Getting more parents involved in fundraising isn’t about motivation — it’s about removing the friction that makes parents avoid it in the first place. Most parents care deeply about their child’s team or school, but they’re overwhelmed, unsure, or unconvinced their effort will matter. When you address the real barriers, participation rises fast.
1. “I don’t have time” really means “I don’t know what I’m signing up for.”
Parents aren’t avoiding fundraising because they have zero time. They’re avoiding it because the commitment feels vague and risky.
They’re thinking:
- “If I say yes once, I’ll get stuck doing more.”
- “I don’t know how long this will take.”
- “I’ve been burned before.”
What actually works
Give parents micro‑tasks with clear boundaries:
- “Share this link with 3 people.”
- “Help for exactly 10 minutes at pickup.”
- “Take one small role — not the whole event.”
Parents don’t fear time. They fear open‑ended responsibility.
2. Parents think fundraising is inefficient — because no one shows them the math
This is the biggest missed opportunity in fundraising communication.
Parents want to know:
- What does one sale accomplish
- How many sales are needed
- How their small effort changes the outcome
When you give them clear, simple math, everything changes.
Example of clarity that motivates:
For every 5 items sold, we can fully cover the membership fee for 1 child.
If every parent sells just 3 items, we can pay the fees for every child on the team.
That’s not hype — that’s transparency.
And transparency builds trust.
3. “I don’t like selling” is really “I don’t want to feel awkward.”
Parents aren’t afraid of the product — they’re afraid of the social discomfort:
- Asking friends for money
- Feeling pushy
- Not knowing what to say
- Being judged
What actually works
Remove the awkwardness:
- Provide a copy‑and‑paste message
- Give kids a simple 10‑second pitch
- Offer non-selling roles (sorting, setup, distribution)

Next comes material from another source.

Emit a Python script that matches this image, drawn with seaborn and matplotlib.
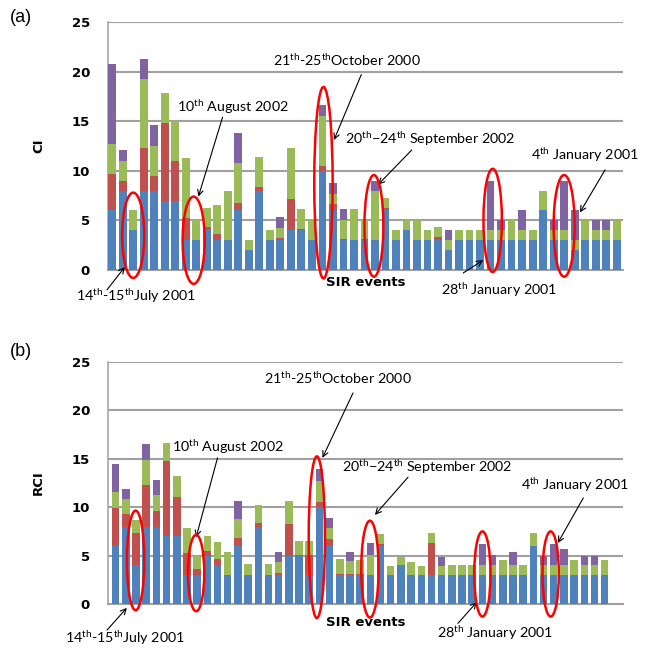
import numpy as np
import pandas as pd
import seaborn as sns
import matplotlib.pyplot as plt
from matplotlib.patches import Ellipse

plt.rcParams['mathtext.fontset'] = 'custom'
plt.rcParams['mathtext.rm'] = 'Lato'
plt.rcParams['mathtext.it'] = 'Lato:italic'
plt.rcParams['mathtext.bf'] = 'Lato:bold'

layers = ['blue', 'red', 'green', 'purple']
palette = {'blue': '#4F81BD', 'red': '#C0504D', 'green': '#9BBB59', 'purple': '#8064A2'}

# CI stacked parts, one value per SIR event
ci_blue = [6, 8, 4, 8, 8, 7, 7, 3, 3, 4.1, 3, 3, 6, 2, 8, 3, 3, 4, 4, 3, 10, 6, 3, 3, 3,
           3, 6, 3, 4, 3, 3, 3, 2, 3, 3, 3, 3, 3, 3, 3, 3, 6, 3, 3, 2, 3, 3, 3, 3]
ci_red = [3.7, 1, 0, 4.3, 1.5, 7.8, 4, 2.2, 0, 0.2, 0.6, 0, 0.8, 0, 0.4, 0, 0.2, 3.2, 0.1, 0, 0.5, 0.7, 0.1, 0, 0.1,
          0, 0.3, 0, 0, 0, 0, 0.3, 0, 0, 0, 0, 0, 0, 0, 0, 0, 0, 0, 0, 0, 0, 0, 0, 0]
ci_green = [3, 2, 2, 7, 3, 3, 4, 6.1, 2, 1.9, 3, 5, 4, 1, 3, 1, 1, 5.1, 2, 2, 5, 1, 1.9, 3.1, 1.9,
            5, 1, 1, 1, 2, 1, 1, 1, 1, 1, 1, 1, 1, 2, 1, 1, 2, 1, 1, 1, 2, 1, 1, 2]
ci_purple = [8.1, 1.1, 0, 2, 2.1, 0, 0, 0, 0, 0, 0, 0, 3, 0, 0, 0, 1.1, 0, 0, 0, 1.1, 1.1, 1.1, 0, 0,
             1, 0, 0, 0, 0, 0, 0, 1, 0, 0, 0, 5, 1, 0, 2, 0, 0, 1, 5, 3, 0, 1, 1, 0]

# RCI stacked parts
rci_blue = [6, 8, 4, 8, 8, 7, 7, 3, 3, 5, 4, 3, 6, 3, 8, 3, 3, 5, 5, 3, 10, 6, 3, 3, 3,
            3, 6, 3, 4, 3, 3, 3, 3, 3, 3, 3, 3, 3, 3, 3, 3, 6, 3, 3, 3, 3, 3, 3, 3]
rci_red = [3.9, 1.3, 3.3, 4.3, 1.6, 7.8, 4.1, 2.3, 0.6, 0.5, 0.6, 0, 0.8, 0, 0.4, 0, 0.2, 3.3, 0.1, 2.1, 0.5, 0.7, 0.1, 0.1, 0.1,
           0, 0.2, 0, 0, 0, 0, 3.3, 0, 0, 0, 0, 0, 0, 0, 0, 0, 0, 0, 0, 0, 0, 0, 0, 0]
rci_green = [1.7, 1.5, 1.4, 2.6, 1.7, 1.8, 2.1, 2.6, 1.4, 1.5, 1.8, 2.4, 2, 1.1, 1.8, 1.1, 1.1, 2.3, 1.4, 1.4, 2.2, 1.1, 1.6, 1.3, 1.4,
             2.1, 1, 0.9, 0.9, 1.3, 0.9, 1, 0.9, 1, 1, 1, 1, 1, 1.5, 1, 1, 1.3, 1, 1, 1, 1.5, 1, 1, 1.5]
rci_purple = [2.9, 1.1, 0, 1.6, 1.5, 0, 0, 0, 0, 0, 0, 0, 1.8, 0, 0, 0, 1.1, 0, 0, 0, 1.2, 1.1, 0, 1, 0,
              1.2, 0, 0, 0, 0, 0, 0, 1, 0, 0, 0, 2.2, 1.1, 0, 1.4, 0, 0, 1, 2.2, 1.7, 0, 1, 1, 0]

labels = [r'14$^{\rm th}$-15$^{\rm th}$July 2001', r'10$^{\rm th}$ August 2002',
          r'21$^{\rm th}$-25$^{\rm th}$October 2000', r'20$^{\rm th}$$-$24$^{\rm th}$ September 2002',
          r'28$^{\rm th}$ January 2001', r'4$^{\rm th}$ January 2001']

# (text x, text y, arrow tail x, tail y, head x, head y) in data units, per panel
notes_a = [(2.3, -2.6, -0.5, -2.0, 1.2, 0.3), (11.5, 16.4, 10.5, 15.4, 8.2, 7.4),
           (22.3, 21.2, 23.7, 19.7, 21.1, 13.1), (30.3, 13.2, 28.5, 12.1, 25.3, 8.6),
           (36.8, -2.0, 33.4, -0.3, 35.3, 1.0), (45.0, 11.6, 46.9, 10.1, 44.5, 5.8)]
ell_a = [(2.0, 3.5, 2.1, 8.6), (7.75, 3.0, 2.1, 8.8), (20.1, 8.8, 1.75, 19.3),
         (24.9, 4.45, 1.8, 10.25), (36.2, 5.0, 1.75, 10.4), (43.0, 4.45, 2.0, 10.25)]

notes_b = [(0.9, -3.5, -0.85, -2.7, 1.1, -0.4), (11.0, 16.2, 10.0, 15.1, 7.9, 6.9),
           (21.8, 23.35, 23.3, 21.8, 20.3, 15.1), (30.6, 14.15, 28.7, 13.1, 25.45, 9.2),
           (37.2, -3.0, 33.6, -2.0, 35.45, 0.2), (45.1, 12.3, 45.9, 10.95, 43.4, 6.3)]
ell_b = [(1.96, 4.5, 1.7, 10.3), (7.9, 3.2, 1.6, 7.9), (19.75, 6.9, 1.6, 16.7),
         (24.96, 3.6, 1.7, 10.0), (36.0, 3.1, 1.6, 8.8), (42.7, 3.1, 1.6, 8.8)]


def draw_panel(ax, parts, ylabel, notes, ellipses, xlim, xpad):
    df = pd.DataFrame(dict(zip(layers, parts)))
    df['event'] = np.arange(len(df))
    tops = df[layers].cumsum(axis=1)
    # tallest first, so each lower layer is painted over it
    for layer in layers[::-1]:
        sns.barplot(x=df['event'], y=tops[layer], color=palette[layer], saturation=1,
                    width=0.74, errorbar=None, ax=ax, zorder=3)

    ax.set_xlim(*xlim)
    ax.set_ylim(0, 25)
    ax.set_yticks(range(0, 26, 5))
    ax.set_xticks([])
    ax.yaxis.grid(True, color='#A0A0A0', linewidth=1.5)
    ax.set_axisbelow(True)
    for s in ['top', 'right']:
        ax.spines[s].set_visible(False)
    ax.spines['left'].set_color('#A6A6A6')
    ax.spines['bottom'].set_color('#A0A0A0')
    ax.spines['left'].set_linewidth(1.2)
    ax.spines['bottom'].set_linewidth(1.5)
    ax.tick_params(axis='y', length=0, pad=13)
    for t in ax.get_yticklabels():
        t.set_fontweight('bold')
        t.set_fontsize(9.5)

    ax.set_ylabel(ylabel, fontweight='bold', fontsize=9.5)
    ax.yaxis.set_label_coords(-0.122, 0.5)
    ax.set_xlabel('SIR events', fontweight='bold', fontsize=9.5, labelpad=xpad)

    for (ex, ey, ew, eh) in ellipses:
        ax.add_patch(Ellipse((ex, ey), ew, eh, fill=False, edgecolor='#FF0000',
                             linewidth=1.8, clip_on=False, zorder=5))
    for label, (tx, ty, ax0, ay0, hx, hy) in zip(labels, notes):
        ax.text(tx, ty, label, ha='center', va='center', fontsize=10.3, family='Lato',
                clip_on=False, zorder=6)
        ax.annotate('', xy=(hx, hy), xytext=(ax0, ay0), annotation_clip=False,
                    arrowprops=dict(arrowstyle='->', color='black', lw=0.8, shrinkA=0, shrinkB=0))


fig = plt.figure(figsize=(6.51, 6.48), dpi=100)
ax_a = fig.add_axes([108 / 651, 1 - 270 / 648, 515 / 651, 248 / 648])
ax_b = fig.add_axes([108 / 651, 1 - 604 / 648, 515 / 651, 242 / 648])

draw_panel(ax_a, [ci_blue, ci_red, ci_green, ci_purple], 'CI', notes_a, ell_a, (-0.4, 48.6), 4)
draw_panel(ax_b, [rci_blue, rci_red, rci_green, rci_purple], 'RCI', notes_b, ell_b, (-0.75, 49.8), 9)

fig.text(10 / 651, 1 - 18 / 648, '(a)', fontsize=13, family='Liberation Sans', va='center')
fig.text(10 / 651, 1 - 352 / 648, '(b)', fontsize=13, family='Liberation Sans', va='center')

fig.savefig('out.png', dpi=100)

- Choose products that genuinely sell themselves
Parents don’t hate fundraising.
They hate feeling weird.
4. Parents won’t ask for instructions — they’ll just quietly opt out
Most parents don’t want to look clueless, so they simply stay on the sidelines.
What actually works
Give ultra-clear, step-by-step, no-guesswork instructions:
- “Here’s what to do in 3 steps.”
- “Here’s what to say.”
- “Here’s where to go.”
- “Here’s who to text if you’re stuck.”
Clarity removes hesitation.
5. Parents don’t feel connected — so they don’t feel responsible
If parents don’t feel part of the community, they won’t volunteer for it.
What actually works
Create micro‑moments of belonging:
- Quick thank-you shoutouts
- Photos of parents helping
- Pairing new parents with experienced ones
- “Bring a friend” volunteer moments
People show up for communities they feel part of.
6. Parents fear being judged by other parents
This one is real, even if no one says it.
Parents worry:
- “If I help once, they’ll expect me every time.”
- “I don’t know what I’m doing.”
- “Other parents seem more experienced.”
What actually works
Normalize imperfect participation:
- “Help however you can — no pressure.”
- “One small task is enough.”
- “We’re all figuring this out together.”
Safety creates involvement.
The Bottom Line
Parents don’t need hype or guilt.
They need clarity, boundaries, small steps, and proof that their effort matters.
When you show parents:
- exactly what their involvement looks like
- exactly how long it takes
- exactly what their effort accomplishes
…they stop avoiding fundraising and start supporting it.
And when parents show up, kids win — every single time.